Comment by ethin

Comment by ethin 3 hours ago

4 replies

IMO PDFs should just be gone. Nobody should use them. They are a solution in search of a problem. The most common argument I hear is "well we need document fidelity!" But IMO this completely ignores the fact that this just isn't needed when we have digital signatures and a PKI and certificates and all that to prove that a document hasn't been tampered with. Making sure a document appears the same on any kind of device/OS or whatever would be a great idea in theory if the way it was done was actually thought through, but it wasn't and now the PDF format is even worse than HTML is (and that's really saying something). Every single time I have had to interact with a PDF it has always been a total disaster.
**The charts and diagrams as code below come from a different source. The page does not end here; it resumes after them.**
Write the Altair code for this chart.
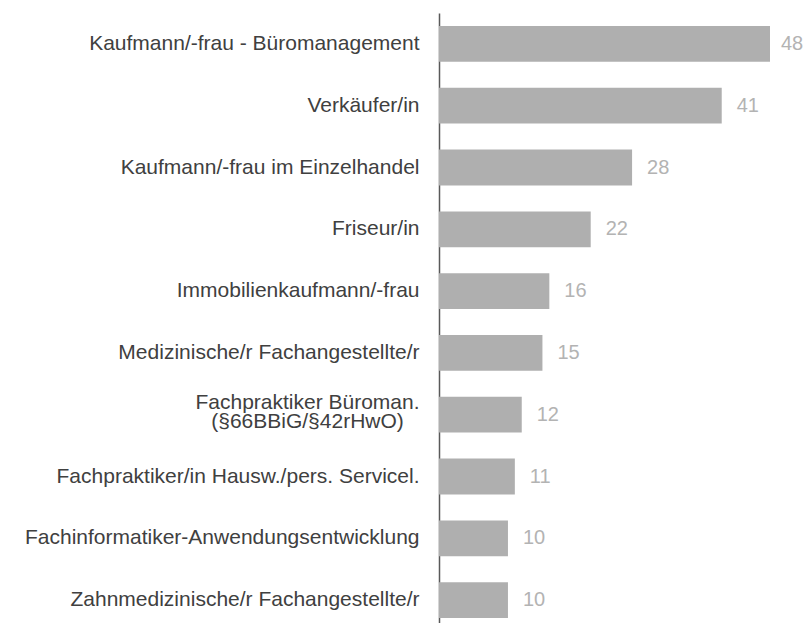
import altair as alt
import pandas as pd

categories = [
    "Kaufmann/-frau - Büromanagement",
    "Verkäufer/in",
    "Kaufmann/-frau im Einzelhandel",
    "Friseur/in",
    "Immobilienkaufmann/-frau",
    "Medizinische/r Fachangestellte/r",
    "Fachpraktiker Büroman.\n(§66BBiG/§42rHwO)",
    "Fachpraktiker/in Hausw./pers. Servicel.",
    "Fachinformatiker-Anwendungsentwicklung",
    "Zahnmedizinische/r Fachangestellte/r",
]
values = [48, 41, 28, 22, 16, 15, 12, 11, 10, 10]

df = pd.DataFrame({"Beruf": categories, "Anzahl": values})

multi_test = "indexof(datum.value, '(§66') >= 0"

y_axis = alt.Axis(
    title=None,
    domain=True,
    domainColor="#595959",
    domainWidth=1.5,
    ticks=False,
    grid=False,
    labelFontSize=21,
    labelFont="Arial",
    labelColor="#404040",
    labelLimit=600,
    labelLineHeight=19,
    labelBaseline="middle",
    labelExpr="split(datum.value, '\\n')",
    labelAlign={"condition": {"test": multi_test, "value": "center"}, "value": "right"},
    labelPadding={"condition": {"test": multi_test, "value": 132}, "value": 20},
    labelOffset={"condition": {"test": multi_test, "value": -12}, "value": 0},
)

base = alt.Chart(df).encode(
    y=alt.Y(
        "Beruf:N",
        sort=categories,
        scale=alt.Scale(paddingInner=0.42, paddingOuter=0.21),
        axis=y_axis,
    )
)

bars = base.mark_bar(color="#afafaf").encode(
    x=alt.X("Anzahl:Q", scale=alt.Scale(domain=[0, 48], nice=False, zero=True), axis=None)
)

text_base = base.transform_joinaggregate(maxA="max(Anzahl)")

labels = text_base.transform_filter("datum.Anzahl < datum.maxA").mark_text(
    align="left", baseline="middle", dx=15, fontSize=20, font="Arial", color="#b3b3b3"
).encode(x=alt.X("Anzahl:Q"), text=alt.Text("Anzahl:Q"))

label_max = text_base.transform_filter("datum.Anzahl >= datum.maxA").mark_text(
    align="left", baseline="middle", dx=11, fontSize=20, font="Arial", color="#b3b3b3"
).encode(x=alt.X("Anzahl:Q"), text=alt.Text("Anzahl:Q"))

chart = (
    alt.layer(bars, labels, label_max)
    .properties(
        width=331,
        height=618,
        autosize="none",
        padding={"left": 431, "top": 5, "right": 34, "bottom": 0},
    )
    .configure_view(stroke=None)
)

chart.save("out.html", embed_options={"renderer": "svg", "actions": False})
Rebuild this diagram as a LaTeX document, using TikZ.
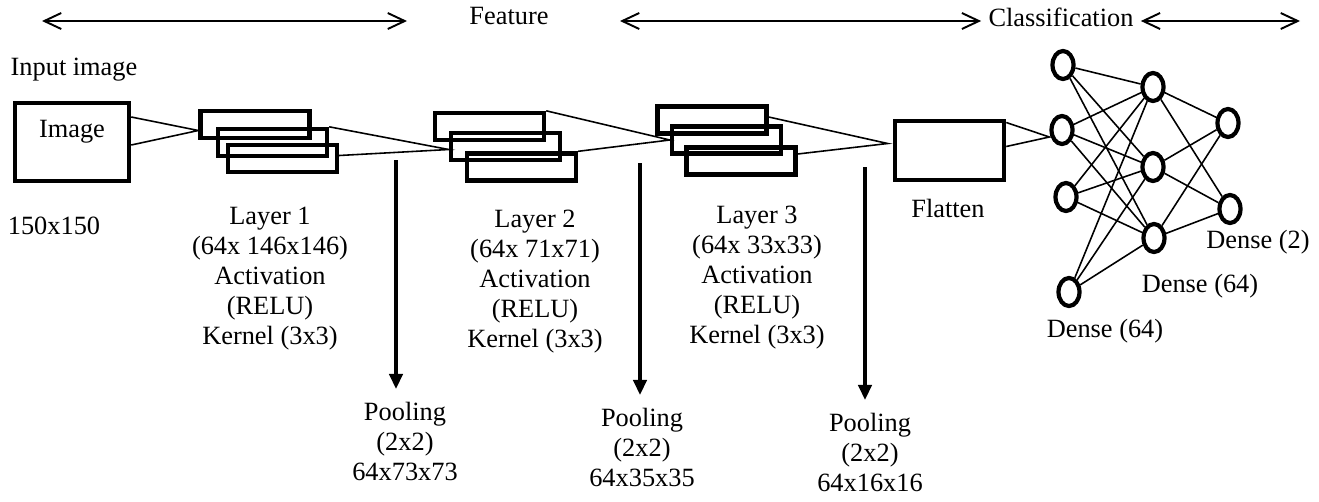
\documentclass[tikz,border=0pt]{standalone}
\usepackage{fontspec}
\setmainfont{Liberation Serif}
\usepackage{tikz}
\usetikzlibrary{shapes.geometric,arrows.meta,calc}

\begin{document}
\begin{tikzpicture}[x=0.02cm, y=-0.02cm,
    lbl/.style={font=\fontsize{15}{17.07}\selectfont, align=center, inner sep=0pt},
    imgbox/.style={rectangle, draw, line width=2.6pt, minimum width=2.28cm, minimum height=1.56cm, inner sep=0pt},
    fmap/.style={rectangle, draw, line width=2.5pt, minimum width=2.18cm, minimum height=0.54cm, inner sep=0pt},
    neuron/.style={ellipse, draw, line width=2.4pt, minimum width=0.42cm, minimum height=0.56cm, inner sep=0pt},
    link/.style={line width=0.9pt},
    pool/.style={line width=1.8pt, -{Triangle[length=0.3cm, width=0.27cm]}, shorten >=0.25cm},
    span/.style={line width=1.1pt, {Straight Barb[length=0.34cm, width=0.32cm]}-{Straight Barb[length=0.34cm, width=0.32cm]}}]
    \useasboundingbox (0,0) rectangle (1319,501);

    \node[lbl, anchor=base] (feat) at (509,24) {Feature};
    \node[lbl, anchor=base, inner xsep=4pt] (cls) at (1061,26) {Classification};
    \coordinate (a1l) at (42,21);
    \coordinate (a1r) at (407,21);
    \coordinate (a2l) at (620,21);
    \coordinate (a3r) at (1300,21);
    \draw[span] (a1l) -- (a1r);
    \draw[span] (a2l) -- (cls.west |- a2l);
    \draw[span] (cls.east |- a3r) -- (a3r);

    \node[lbl, anchor=base] (inp) at (74,75) {Input image};
    \node[imgbox] (img) at (72,142) {};
    \node[lbl, anchor=base] (imgtxt) at (72,137) {Image};
    \node[lbl, anchor=base] (insize) at (54,234) {150x150};

    \node[fmap] (l1a) at (255,124.5) {};
    \node[fmap] (l1b) at (272.5,142.5) {};
    \node[fmap] (l1c) at (282.5,158.5) {};
    \node[fmap] (l2a) at (489.5,126.5) {};
    \node[fmap] (l2b) at (505.5,146.5) {};
    \node[fmap] (l2c) at (521.5,167) {};
    \node[fmap] (l3a) at (712,120) {};
    \node[fmap] (l3b) at (726.5,140) {};
    \node[fmap] (l3c) at (741,161) {};

    \node[lbl] (l1txt) at (270,278.5) {Layer 1\\(64x 146x146)\\Activation\\(RELU)\\Kernel (3x3)};
    \node[lbl] (l2txt) at (535,282) {Layer 2\\(64x 71x71)\\Activation\\(RELU)\\Kernel (3x3)};
    \node[lbl] (l3txt) at (757,277.5) {Layer 3\\(64x 33x33)\\Activation\\(RELU)\\Kernel (3x3)};

    \node[imgbox, minimum width=2.18cm, minimum height=1.18cm] (flat) at (949.5,150.5) {};
    \node[lbl, anchor=base] (flattxt) at (948,217) {Flatten};

    \draw[link] ($(img.east)+(0,-25)$) -- ($(l1a.west)+(0,6)$) -- ($(img.east)+(0,3)$);
    \draw[link] (l1b.north east) -- ($(l2b.west)+(0,3)$) -- ($(l1c.east)+(0,-3)$);
    \draw[link] (l2a.north east) -- (l3b.west) -- (l2c.north east);
    \draw[link] ($(l3a.east)+(0,-3)$) -- ($(flat.west)+(-5,-7)$) -- ($(l3c.east)+(0,-7)$);

    \node[lbl] (p1) at (405,441) {Pooling\\(2x2)\\64x73x73};
    \node[lbl] (p2) at (642,447) {Pooling\\(2x2)\\64x35x35};
    \node[lbl] (p3) at (870,452) {Pooling\\(2x2)\\64x16x16};
    \coordinate (q1) at (396,160);
    \coordinate (q2) at (640,163);
    \coordinate (q3) at (865,167);
    \draw[pool] (q1) -- (q1 |- p1.north);
    \draw[pool] (q2) -- (q2 |- p2.north);
    \draw[pool] (q3) -- (q3 |- p3.north);

    \foreach \n/\x/\y in {i1/1063/65, i2/1062/130, i3/1066/197, i4/1069/292,
                          h1/1153/87, h2/1153/167, h3/1154/238, o1/1228/123, o2/1230/209}
        \node[neuron] (\n) at (\x,\y) {};
    \foreach \i in {1,...,4}
        \foreach \h in {1,2,3}
            \draw[link] (i\i) -- (h\h);
    \foreach \h in {1,2,3}
        \foreach \o in {1,2}
            \draw[link] (h\h) -- (o\o);
    \draw[link] ($(flat.east)+(0,-28)$) -- ($(i2.west)+(0,7)$) -- ($(flat.east)+(0,-4)$);

    \node[lbl, anchor=base] (d1) at (1105,337.5) {Dense (64)};
    \node[lbl, anchor=base] (d2) at (1200,292) {Dense (64)};
    \node[lbl, anchor=base] (d3) at (1258,248) {Dense (2)};
\end{tikzpicture}
\end{document}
Don't even get me started on the clusterfuck that is PDF forms.

wongarsu 2 hours ago

The problem was "have documents that look the same on any device, including printed paper and computer screens", and the approach was "PostScript does that for printers, let's simplify it and make it more universal". Both the problem it's solving and the approach were fine, maybe even great. Since then over three decades have passed, pdf has gained a plethora of features, some less well thought out than others, and real-world requirements are completely different than they were in the early 90s. If we were to invent pdf today it would likely look completely different. But it's still good enough that it's hard for a new format to offer an advantage compelling enough to replace pdf.

  • ethin 2 hours ago

    Right, but that's what I'm getting at: PDF is just a terrible format all round. People do things with it that have nothing to do with document preservation. We have PDF forms, we have PDFs able to execute arbitrary JS (which can modify the rendering of the document, completely defeating the entire reason for the format existing)... Like IMO the format just has no reason to exist/be used anymore given how bloated and over-complicated it is.

ozim 2 hours ago

PDF is fine as output format and for archiving.

Thing is people want to do bunch of things they shouldn’t with PDF like automated parsing, editing or adding forms to it.

Ideally you should have an API or other structured data to pass around but of course life is more complicated. Like PDF is all you get because API would cost more than it makes sense to do bad job parsing PDF.